- Episode no.: Season 6 Episode 1
- Directed by: Keith Gordon
- Written by: Alex Gansa; Ted Mann;
- Production code: 6WAH01
- Original air date: January 15, 2017
- Running time: 51 minutes

Guest appearances
- Hill Harper as Rob Emmons; Robert Knepper as General Jamie McClendon; Dominic Fumusa as Ray Conlin; Patrick Sabongui as Reda Hashem; Hadar Ratzon-Rotem as Tovah Rivlin; Zainab Jah as Mrs. Bah; J. Mallory McCree as Sekou Bah; Ashlei Sharpe Chestnut as Simone Bah; Leo Manzari as Saad; Alfredo Narciso as Elian Coto; Mickey O'Hagan as Clarice; Bobby Moreno as Tommy; Sebastian Koch as Otto Düring;

Episode chronology
| ← Previous "A False Glimmer" | Next → "The Man in the Basement" |
- Homeland season 6

= Fair Game (Homeland) =

"Fair Game" is the season premiere of the sixth season of the American television drama series Homeland, and the 61st episode overall. It premiered on Showtime on January 15, 2017.

== Plot ==
Sekou Bah (J. Mallory McCree), a young black Muslim-American, posts a series of videos online where he visits locations of past domestic terrorist attacks and chronicles what happened. He is arrested by FBI Special Agent Ray Conlin (Dominic Fumusa) and charged with materially supporting terrorism. Carrie (Claire Danes), now heading up a non-profit organization in New York City that defends the rights of Muslim-Americans against discrimination, meets Sekou and prepares to represent him. Conlin reveals to Carrie that they found Sekou in possession of plane tickets to Nigeria, the base of operations of Boko Haram, and $5,000 in cash hidden under his mattress.

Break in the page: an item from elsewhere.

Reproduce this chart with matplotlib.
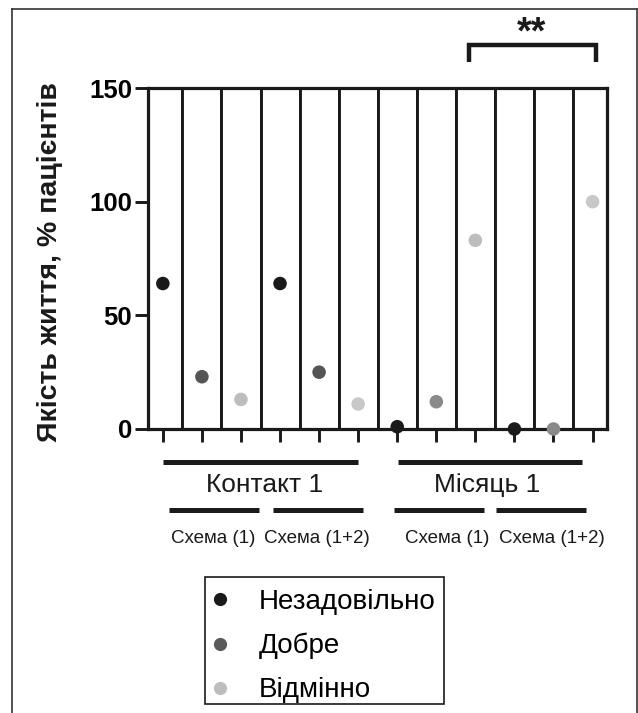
import matplotlib
matplotlib.use("Agg")
import matplotlib.pyplot as plt
from matplotlib.transforms import blended_transform_factory
from matplotlib.lines import Line2D
from matplotlib.patches import Rectangle

plt.rcParams['font.family'] = ['Liberation Sans', 'DejaVu Sans']

# ---- data ----
positions = list(range(12))
series_names = ['Незадовільно', 'Добре', 'Відмінно']
x_poor = [0, 3, 6, 9]
y_poor = [64, 64, 1, 0]
x_good = [1, 4, 7, 10]
y_good = [23, 25, 12, 0]
x_exc = [2, 5, 8, 11]
y_exc = [13, 11, 83, 100]
col_poor = ['#1a1a1a'] * 4
col_good = ['#555555', '#555555', '#8a8a8a', '#8a8a8a']
col_exc = ['#bdbdbd', '#c8c8c8', '#bdbdbd', '#c8c8c8']
legend_colors = ['#1a1a1a', '#5a5a5a', '#bdbdbd']
y_ticks = [0, 50, 100, 150]
y_max = 150
ylabel = 'Якість життя, % пацієнтів'
groups = ['Контакт 1', 'Місяць 1']
subgroups = ['Схема (1)', 'Схема (1+2)', 'Схема (1)', 'Схема (1+2)']
sig_label = '**'

W, H = 638, 713
fig = plt.figure(figsize=(W / 100, H / 100), dpi=100)
ax = fig.add_axes([148 / W, 1 - 429 / H, (607 - 148) / W, (429 - 88) / H])

# column frames
ax.bar(positions, [y_max] * len(positions), width=1.0, color='white',
       edgecolor='#1a1a1a', linewidth=2.1, zorder=1)

ms = 95
ax.scatter(x_poor, y_poor, s=ms, c=col_poor, zorder=3, clip_on=False, linewidths=0)
ax.scatter(x_good, y_good, s=ms, c=col_good, zorder=3, clip_on=False, linewidths=0)
ax.scatter(x_exc, y_exc, s=ms, c=col_exc, zorder=3, clip_on=False, linewidths=0)

ax.set_xlim(-0.38, 11.37)
ax.set_ylim(0, y_max)
ax.set_yticks(y_ticks)
ax.set_yticklabels([str(t) for t in y_ticks], fontsize=18.5, fontweight='bold')
ax.set_xticks(positions)
ax.set_xticklabels([''] * len(positions))
ax.tick_params(axis='both', length=9.5, width=2.1, color='#1a1a1a', pad=2)
for s in ax.spines.values():
    s.set_linewidth(2.3)
    s.set_color('#1a1a1a')

fig.text(50 / W, 1 - 262 / H, ylabel, rotation=90, ha='center', va='center',
         fontsize=20.5, fontweight='bold', color='#1a1a1a')

# group lines and labels
tr = blended_transform_factory(ax.transData, fig.transFigure)
lw_g = 3.6
top_lines = [(0.0, 4.99), (6.01, 10.74)]
for (a, b) in top_lines:
    fig.add_artist(Line2D([a, b], [1 - 461.5 / H] * 2, transform=tr, color='#1a1a1a', lw=lw_g,
                          solid_capstyle='butt'))
grp_x = [2.61, 8.29]
for gx, g in zip(grp_x, groups):
    fig.text(gx, 1 - 492 / H, g, transform=tr, ha='center', va='baseline', fontsize=19,
             color='#1a1a1a')
sub_lines = [(0.15, 2.46), (2.81, 5.12), (5.91, 8.21), (8.52, 10.82)]
for (a, b) in sub_lines:
    fig.add_artist(Line2D([a, b], [1 - 509.5 / H] * 2, transform=tr, color='#1a1a1a', lw=lw_g,
                          solid_capstyle='butt'))
sub_x = [1.28, 3.94, 7.27, 9.95]
for sx, sgl in zip(sub_x, subgroups):
    fig.text(sx, 1 - 543 / H, sgl, transform=tr, ha='center', va='baseline', fontsize=13.5,
             color='#1a1a1a')

# significance bracket
bx0, bx1 = 7.85, 11.10
by, byl = 169.0, 161.5
ax.plot([bx0, bx0, bx1, bx1], [byl, by, by, byl], color='#1a1a1a', lw=3.2,
        clip_on=False, solid_joinstyle='miter', solid_capstyle='butt')
fig.text(9.44, 1 - 43 / H, sig_label, transform=tr, ha='center', va='baseline',
         fontsize=27, fontweight='bold', color='#1a1a1a')

# legend (entries without frame, frame drawn separately)
handles = [Line2D([], [], marker='o', linestyle='none', markersize=9.5,
                  markerfacecolor=c, markeredgewidth=0) for c in legend_colors]
leg = fig.legend(handles, series_names, loc='upper left',
                 bbox_to_anchor=(205 / W, 1 - 581 / H), fontsize=20, frameon=False,
                 handletextpad=1.15, labelspacing=0.65, borderpad=0.28,
                 handlelength=0.5, borderaxespad=0)
fig.add_artist(Rectangle((205 / W, 1 - 704 / H), (444 - 205) / W, (704 - 577) / H,
                         transform=fig.transFigure, fill=False, edgecolor='#1a1a1a', lw=1.2))

# outer frame
fc = '#333333'
fig.add_artist(Line2D([12 / W, 12 / W], [0, 1 - 9 / H], transform=fig.transFigure, color=fc, lw=1.2))
fig.add_artist(Line2D([12 / W, 636.5 / W], [1 - 9 / H, 1 - 9 / H], transform=fig.transFigure, color=fc, lw=1.2))
fig.add_artist(Line2D([636.5 / W, 636.5 / W], [0, 1 - 9 / H], transform=fig.transFigure, color=fc, lw=1.2))

fig.savefig('out.png', dpi=100, facecolor='white')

Carrie visits Peter Quinn (Rupert Friend) at a veteran's hospital where he is rehabilitating from his exposure to sarin gas in Berlin. Quinn exhibits signs of PTSD and partial paralysis. They get into an argument when Carrie learns that Quinn skipped a physical therapy appointment. When Quinn is reported missing the next day, Carrie tracks him down to a brothel where he has been smoking crack and having sex with prostitutes, and finds him with a head wound after being mugged for his government check. When Quinn violently resists being readmitted to the hospital, Carrie reluctantly agrees to let him stay with her and Franny, albeit in her downstairs apartment.

Saul Berenson (Mandy Patinkin) and Dar Adal (F. Murray Abraham) brief President-elect Elizabeth Keane (Elizabeth Marvel) on ongoing CIA operations. After the briefing, Dar expresses concern to Saul that Keane might be planning to demilitarize the CIA, noting that Keane's son was killed while serving in Iraq. Saul is more amenable to Keane's point of view. Dar covertly meets Tovah Rivlin (Hadar Ratzon-Rotem) of Mossad and suggests that certain initiatives should be accelerated before Keane's inauguration, only eight weeks away. As the episode concludes, Dar Adal hosts a meeting with General McClendon (Robert Knepper), Senator Coto (Alfredo Narciso) and other officials. Dar and Coto have decided not to include Saul.

== Production ==
The episode was directed by Keith Gordon, and co-written by showrunner Alex Gansa and co-executive producer Ted Mann.

== Reception ==

=== Reviews ===
The episode received a rating of 100% with an average score of 7.2 out of 10 on the review aggregator Rotten Tomatoes, with the site's consensus stating "Although Homelands premiere episode lacks the show's signature thrills and gimmicks, 'Fair Game' effectively sets the table for future improvement, establishing a powerful sense of time and place and nuanced character moments throughout."

Brian Tallerico of New York Magazine rated the episode 4 out of 5 stars, saying it had "a pleasantly slow pace... it's an interesting tone-setter for a show that can often be detrimentally hyperactive". In praise of the episode's scenery, Tallerico wrote "The premiere used New York City beautifully, especially in the bustling background behind Sekou's videos" Matt Brennan of Paste called the episode "uneventful", but stated: "despite its dearth of narrative fireworks, tonight’s episode succeeds in setting the table for such developments on two distinct fronts".

Joshua Alston of The A.V. Club, giving the episode a B−, was less positive, calling it an "underwhelming first impression" and writing, "'Fair Game' is boring. It’s not only boring by Homeland standards, thriller standards, or premium cable drama standards. It’s just plain boring, full stop."

Rupert Friend was named "Performer of the Week" by TVLine for his performance; they wrote "it’s a credit to Friend’s raw, riveting performance that he’s making Quinn’s descent so authentic—and tragic".

=== Ratings ===
The original broadcast drew 1.1 million viewers. In addition, 1.25 million people watched the premiere in advance via Showtime's on-demand services.